IGOR FERNÁNDEZ
PSICOLOGÍA

Serrar el serrín

Hace un tiempo escuché esta frase de un reconocido psicoterapeuta y hoy, cuando nos acercamos al final de año, me parece una metáfora bonita para describir estos intentos de llegar a algún sitio, que evaluamos en los hitos temporales, como las navidades o los cumpleaños. Termina el año y es inevitable hacer balance. Para bien o para mal ha pasado un año más, uno en el que nos hemos desenvuelto como hemos podido, con mayor o mejor tino pero, tras el cual, seguimos estando aquí, leyendo estas líneas, y viviendo, en general.

Probablemente el año pasado a estas alturas quisimos algo para nosotros, para la gente que nos rodea, algo bueno, agradable, próspero. Y probablemente hayamos puesto esfuerzos en perseguir ese objetivo en estos meses –de nuevo– con mayor o menor vehemencia, con más o menos energía; pero nos hemos movido hacia allí. Sobre alguno de esos objetivos tendremos la sensación de haber conseguido logros, y sobre otros seguiremos intentándolo el próximo año. Sin embargo, hay un tipo de objetivo concreto que parece impermeable a nuestros intentos. No hace referencia a nuestro impacto en el medio (como hacer que alguien cambie) o a la obtención de recursos del entorno (como lograr un trabajo), es un tipo de objetivo que se vuelve escurridizo, y sobre él nos motivamos diciéndonos “un poco más, casi lo tienes”. Y ese “casi” es perpetuo, no conseguimos llegar. Evaluamos entonces nuestro método, tratamos de afinar el tiro y hacemos la siguiente apuesta. Cuando ese “casi” y esa meticulosidad subsecuente se repiten una y otra vez sin que algo sustancial cambie, entonces quizá algo falla. Y aún sabiendo esto, puede que nos obsesionemos con buscar el detalle, con dar con la clave que por fin cambie nuestra suerte.

Sin embargo, después de mil ajustes, quizá lo que no tengamos bien depurado no sea el método, sino el objetivo en sí. Hay objetivos que parecen insaciables, como agujeros negros que se comen todos nuestros intentos sin devolvernos su tesoro guardado celosamente, y habitualmente son los que suenan más grandes, más relevantes. Son aquellos que formulamos como “quiero conseguir hacer cosas importantes”, “necesito tener un trabajo, una pareja, una casa… que me satisfaga”, y cuya expresión se ha convertido en un mantra que, curiosamente, genera en nosotros más la sensación de lo que no hemos logrado que la motivación hacia dicho logro.

Estos objetivos se convierten entonces en exigencias, en promesas de un estado idílico tras su consecución, en garantes de un horizonte de bienestar y completud... Que a cada paso parece moverse con nosotros como la zanahoria atada al morro del burro.

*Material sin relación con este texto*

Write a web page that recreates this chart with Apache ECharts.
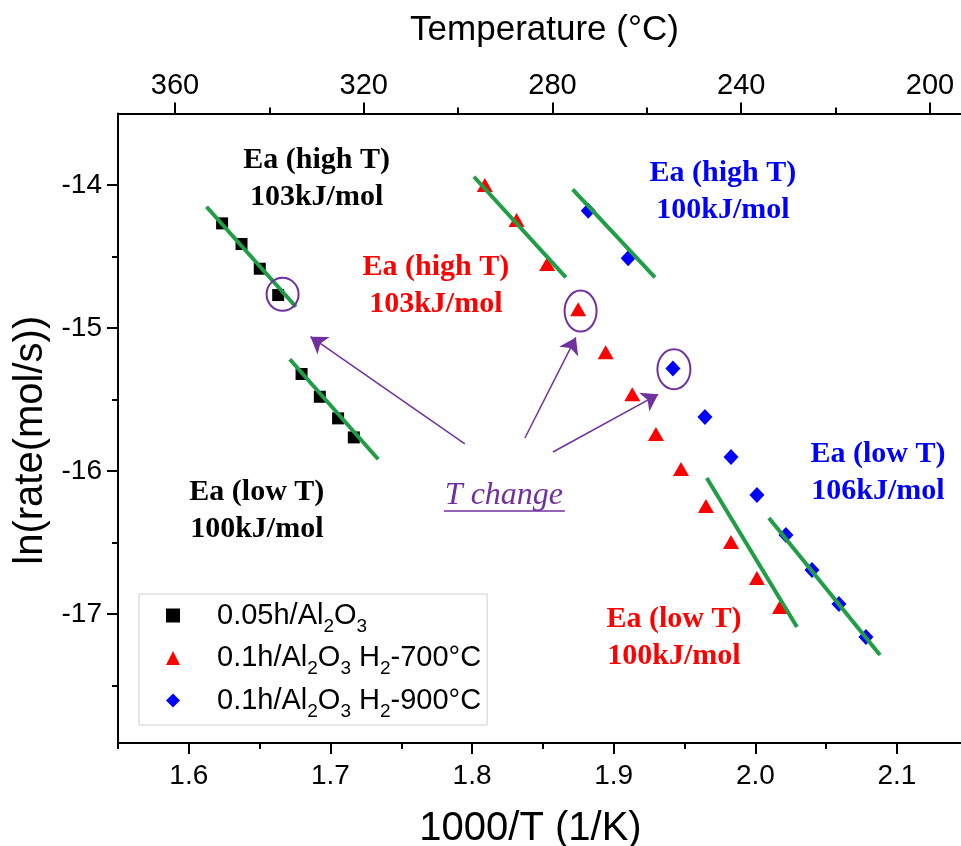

Es entonces el momento de parar el burro, de desvelar el engaño. Y es que esas “cosas importantes”, esa “satisfacción” que perseguimos de este modo, puede que ya haya llegado y no nos hayamos enterado. Sí, puede que sigamos intentando lograr algo que está suficientemente bien. Y esta es una palabra importante: suficientemente. Aún a riesgo de ponerme grandilocuente, en esos momentos en los que el horizonte no hace más que alejarse, cabe pensar que el mundo es mucho más grande que nosotros, que las posibilidades de mejora y cambio son infinitas y siempre, siempre hay más allá.

Sin embargo, ese “más allá” pertenece a otro tiempo y otro espacio que no suceden ahora, y “ahora” es lo único que tenemos. Llevamos años buscando algo grande y satisfactorio, algo digno de mención, pero, ¿y si ya estamos allí? ¿Y si este es el mejor destino que hemos logrado en nuestras circunstancias –si no, habríamos hecho otra cosa–? ¿Y si, antes de movernos a otro sitio, a otro estadio u objetivo nos detenemos un momento, nos bajamos del burro y apreciamos lo conseguido, lo que hemos logrado haciendo lo que hemos podido? ¿Y si la ambición pudiera apoyarse en el reconocimiento de nuestros esfuerzos hasta el momento en lugar de tirar de nosotros compulsivamente? ¿Y si ya no hace falta serrar más el serrín?